## Available data

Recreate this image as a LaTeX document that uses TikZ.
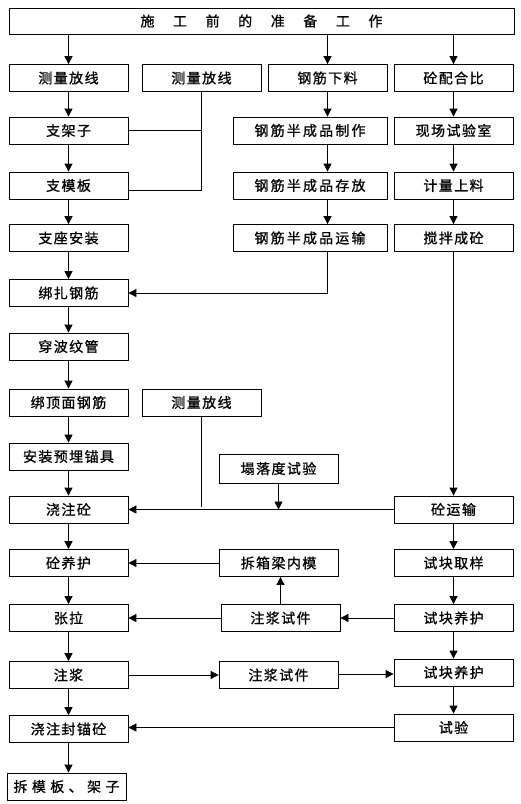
\documentclass[tikz,border=0pt]{standalone}
\usepackage{fontspec}
\setmainfont[FakeBold=0.9]{Noto Sans CJK SC}
\newfontfamily\bxfam[LetterSpace=10,FakeBold=0.9]{Noto Sans CJK SC}
\newcommand\bxf{\bxfam\fontsize{14pt}{16pt}\selectfont}
\newcommand\ttlf{\fontsize{14pt}{16pt}\selectfont}
\newcommand\spr[2]{\makebox[#1][s]{#2}}
\usetikzlibrary{arrows.meta}
\begin{document}
\begin{tikzpicture}[x=1pt,y=-1pt,
  box/.style={draw, line width=0.8pt, minimum width=119pt, minimum height=27pt, inner sep=0pt, font=\bxf},
  wbox/.style={box, minimum width=154pt, font=\ttlf},
  arr/.style={-{Triangle[width=8pt,length=8pt]}, line width=0.8pt},
  ln/.style={line width=0.8pt}]
\useasboundingbox (0,0) rectangle (521,804);
% title
\node[box, minimum width=505pt, minimum height=26pt, font=\ttlf] (top) at (261.5,21)
  {\spr{242pt}{施\hfill 工\hfill 前\hfill 的\hfill 准\hfill 备\hfill 工\hfill 作}};
% left column
\node[box] (l1) at (68.5,78) {测量放线};
\node[box] (l2) at (68.5,130.5) {支架子};
\node[box] (l3) at (68.5,185.5) {支模板};
\node[box] (l4) at (68.5,238) {支座安装};
\node[box] (l5) at (68.5,293) {绑扎钢筋};
\node[box] (l6) at (68.5,346.5) {穿波纹管};
\node[box] (l7) at (68.5,402.5) {绑顶面钢筋};
\node[box] (l8) at (68.5,456.5) {安装预埋锚具};
\node[box] (l9) at (68.5,509.5) {浇注砼};
\node[box] (l10) at (68.5,563) {砼养护};
\node[box] (l11) at (68.5,618) {张拉};
\node[box] (l12) at (68.5,675) {注浆};
\node[box] (l13) at (68.5,729) {浇注封锚砼};
\node[box, font=\ttlf] (l14) at (66.5,786.5) {\spr{106pt}{拆\hfill 模\hfill 板\hfill 、\hfill 架\hfill 子}};
% second column
\node[box] (b1) at (201.5,78) {测量放线};
\node[box] (b7) at (201.5,402.5) {测量放线};
% middle column
\node[box] (c1) at (327.5,78) {钢筋下料};
\node[wbox] (m2) at (310,130.5) {\spr{111pt}{钢\hfill 筋\hfill 半\hfill 成\hfill 品\hfill 制\hfill 作}};
\node[wbox] (m3) at (310,185.5) {\spr{111pt}{钢\hfill 筋\hfill 半\hfill 成\hfill 品\hfill 存\hfill 放}};
\node[wbox] (m4) at (310,238) {\spr{111pt}{钢\hfill 筋\hfill 半\hfill 成\hfill 品\hfill 运\hfill 输}};
\node[box, minimum height=29pt] (s8) at (278.5,468.5) {塌落度试验};
\node[box] (s10) at (278.5,563) {拆箱梁内模};
\node[box] (s11) at (280.5,618) {注浆试件};
\node[box] (s12) at (278.5,675) {注浆试件};
% right column
\node[box] (r1) at (453.5,78) {砼配合比};
\node[box] (r2) at (453.5,130.5) {现场试验室};
\node[box] (r3) at (453.5,185.5) {计量上料};
\node[box] (r4) at (453.5,238) {搅拌成砼};
\node[box] (r9) at (453.5,509.5) {砼运输};
\node[box] (r10) at (453.5,563) {试块取样};
\node[box] (r11) at (453.5,618) {试块养护};
\node[box] (r12) at (453.5,672.5) {试块养护};
\node[box] (r13) at (453.5,727.5) {试验};
% connectors from title
\draw[arr] (top.south -| l1) -- (l1);
\draw[arr] (top.south -| c1) -- (c1);
\draw[arr] (top.south -| r1) -- (r1);
% left chain
\foreach \a/\b in {l1/l2,l2/l3,l3/l4,l4/l5,l5/l6,l6/l7,l7/l8,l8/l9,l9/l10,l10/l11,l11/l12,l12/l13}
  \draw[arr] (\a) -- (\b);
\draw[arr] (l13.south) -- (l13.south |- l14.north);
% steel chain
\draw[arr] (c1) -- (c1 |- m2.north);
\draw[arr] (m2.south -| c1) -- (c1 |- m3.north);
\draw[arr] (m3.south -| c1) -- (c1 |- m4.north);
\draw[arr] (m4.south -| c1) |- (l5.east);
% concrete chain
\foreach \a/\b in {r1/r2,r2/r3,r3/r4,r4/r9,r9/r10,r10/r11,r11/r12,r12/r13}
  \draw[arr] (\a) -- (\b);
% survey lines
\draw[ln] (l2.east) -| (b1.south);
\draw[ln] (b1.south) |- ([yshift=-4.5pt]l3.east);
\draw[ln] (b7.south) -- ([yshift=2.5pt]b7.south |- l9.east);
% concrete pour
\draw[arr] (s8) -- (s8 |- l9.east);
\draw[arr] (r9) -- (l9);
% curing / tension
\draw[arr] (s10) -- (l10);
\draw[arr] (s11) -- (s11 |- s10.south);
\draw[arr] (r11) -- (s11);
\draw[arr] (s11) -- (l11);
% grouting
\draw[arr] (l12.east) -- (l12.east -| s12.west);
\draw[arr] (s12.east |- 0,674) -- (r12.west |- 0,674);
\draw[arr] (r13.west) -- (r13.west -| l13.east);
\end{tikzpicture}
\end{document}
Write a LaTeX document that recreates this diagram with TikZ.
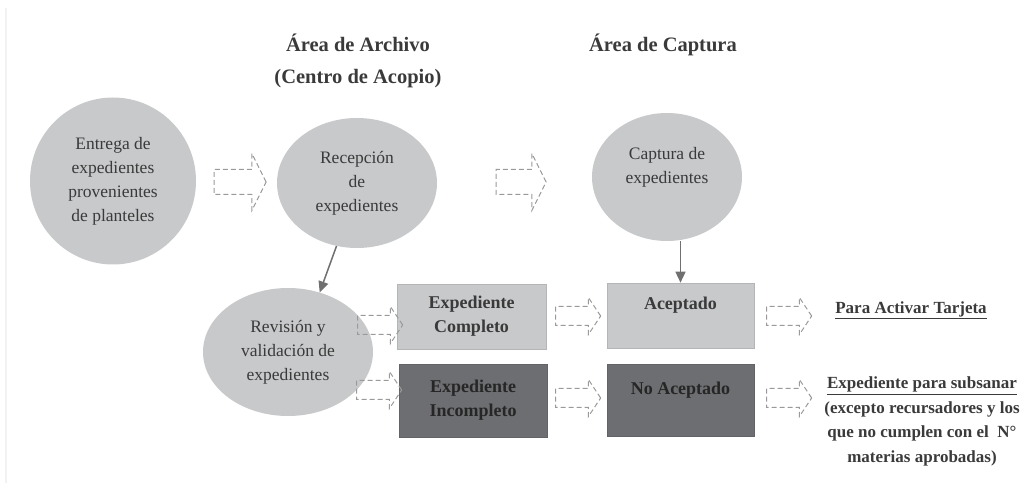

## Written task
Using the data above, print every line exactly, omitting pictures.

## Solution to the problem
Recreate this image as a LaTeX document that uses TikZ.
\documentclass[tikz,border=0pt]{standalone}
\usepackage{fontspec}
\setmainfont[FakeBold=0.9]{Noto Sans CJK SC}
\newfontfamily\bxfam[LetterSpace=10,FakeBold=0.9]{Noto Sans CJK SC}
\newcommand\bxf{\bxfam\fontsize{14pt}{16pt}\selectfont}
\newcommand\ttlf{\fontsize{14pt}{16pt}\selectfont}
\newcommand\spr[2]{\makebox[#1][s]{#2}}
\usetikzlibrary{arrows.meta}
\begin{document}
\begin{tikzpicture}[x=1pt,y=-1pt,
  box/.style={draw, line width=0.8pt, minimum width=119pt, minimum height=27pt, inner sep=0pt, font=\bxf},
  wbox/.style={box, minimum width=154pt, font=\ttlf},
  arr/.style={-{Triangle[width=8pt,length=8pt]}, line width=0.8pt},
  ln/.style={line width=0.8pt}]
\useasboundingbox (0,0) rectangle (521,804);
% title
\node[box, minimum width=505pt, minimum height=26pt, font=\ttlf] (top) at (261.5,21)
  {\spr{242pt}{施\hfill 工\hfill 前\hfill 的\hfill 准\hfill 备\hfill 工\hfill 作}};
% left column
\node[box] (l1) at (68.5,78) {测量放线};
\node[box] (l2) at (68.5,130.5) {支架子};
\node[box] (l3) at (68.5,185.5) {支模板};
\node[box] (l4) at (68.5,238) {支座安装};
\node[box] (l5) at (68.5,293) {绑扎钢筋};
\node[box] (l6) at (68.5,346.5) {穿波纹管};
\node[box] (l7) at (68.5,402.5) {绑顶面钢筋};
\node[box] (l8) at (68.5,456.5) {安装预埋锚具};
\node[box] (l9) at (68.5,509.5) {浇注砼};
\node[box] (l10) at (68.5,563) {砼养护};
\node[box] (l11) at (68.5,618) {张拉};
\node[box] (l12) at (68.5,675) {注浆};
\node[box] (l13) at (68.5,729) {浇注封锚砼};
\node[box, font=\ttlf] (l14) at (66.5,786.5) {\spr{106pt}{拆\hfill 模\hfill 板\hfill 、\hfill 架\hfill 子}};
% second column
\node[box] (b1) at (201.5,78) {测量放线};
\node[box] (b7) at (201.5,402.5) {测量放线};
% middle column
\node[box] (c1) at (327.5,78) {钢筋下料};
\node[wbox] (m2) at (310,130.5) {\spr{111pt}{钢\hfill 筋\hfill 半\hfill 成\hfill 品\hfill 制\hfill 作}};
\node[wbox] (m3) at (310,185.5) {\spr{111pt}{钢\hfill 筋\hfill 半\hfill 成\hfill 品\hfill 存\hfill 放}};
\node[wbox] (m4) at (310,238) {\spr{111pt}{钢\hfill 筋\hfill 半\hfill 成\hfill 品\hfill 运\hfill 输}};
\node[box, minimum height=29pt] (s8) at (278.5,468.5) {塌落度试验};
\node[box] (s10) at (278.5,563) {拆箱梁内模};
\node[box] (s11) at (280.5,618) {注浆试件};
\node[box] (s12) at (278.5,675) {注浆试件};
% right column
\node[box] (r1) at (453.5,78) {砼配合比};
\node[box] (r2) at (453.5,130.5) {现场试验室};
\node[box] (r3) at (453.5,185.5) {计量上料};
\node[box] (r4) at (453.5,238) {搅拌成砼};
\node[box] (r9) at (453.5,509.5) {砼运输};
\node[box] (r10) at (453.5,563) {试块取样};
\node[box] (r11) at (453.5,618) {试块养护};
\node[box] (r12) at (453.5,672.5) {试块养护};
\node[box] (r13) at (453.5,727.5) {试验};
% connectors from title
\draw[arr] (top.south -| l1) -- (l1);
\draw[arr] (top.south -| c1) -- (c1);
\draw[arr] (top.south -| r1) -- (r1);
% left chain
\foreach \a/\b in {l1/l2,l2/l3,l3/l4,l4/l5,l5/l6,l6/l7,l7/l8,l8/l9,l9/l10,l10/l11,l11/l12,l12/l13}
  \draw[arr] (\a) -- (\b);
\draw[arr] (l13.south) -- (l13.south |- l14.north);
% steel chain
\draw[arr] (c1) -- (c1 |- m2.north);
\draw[arr] (m2.south -| c1) -- (c1 |- m3.north);
\draw[arr] (m3.south -| c1) -- (c1 |- m4.north);
\draw[arr] (m4.south -| c1) |- (l5.east);
% concrete chain
\foreach \a/\b in {r1/r2,r2/r3,r3/r4,r4/r9,r9/r10,r10/r11,r11/r12,r12/r13}
  \draw[arr] (\a) -- (\b);
% survey lines
\draw[ln] (l2.east) -| (b1.south);
\draw[ln] (b1.south) |- ([yshift=-4.5pt]l3.east);
\draw[ln] (b7.south) -- ([yshift=2.5pt]b7.south |- l9.east);
% concrete pour
\draw[arr] (s8) -- (s8 |- l9.east);
\draw[arr] (r9) -- (l9);
% curing / tension
\draw[arr] (s10) -- (l10);
\draw[arr] (s11) -- (s11 |- s10.south);
\draw[arr] (r11) -- (s11);
\draw[arr] (s11) -- (l11);
% grouting
\draw[arr] (l12.east) -- (l12.east -| s12.west);
\draw[arr] (s12.east |- 0,674) -- (r12.west |- 0,674);
\draw[arr] (r13.west) -- (r13.west -| l13.east);
\end{tikzpicture}
\end{document}
Write a LaTeX document that recreates this diagram with TikZ.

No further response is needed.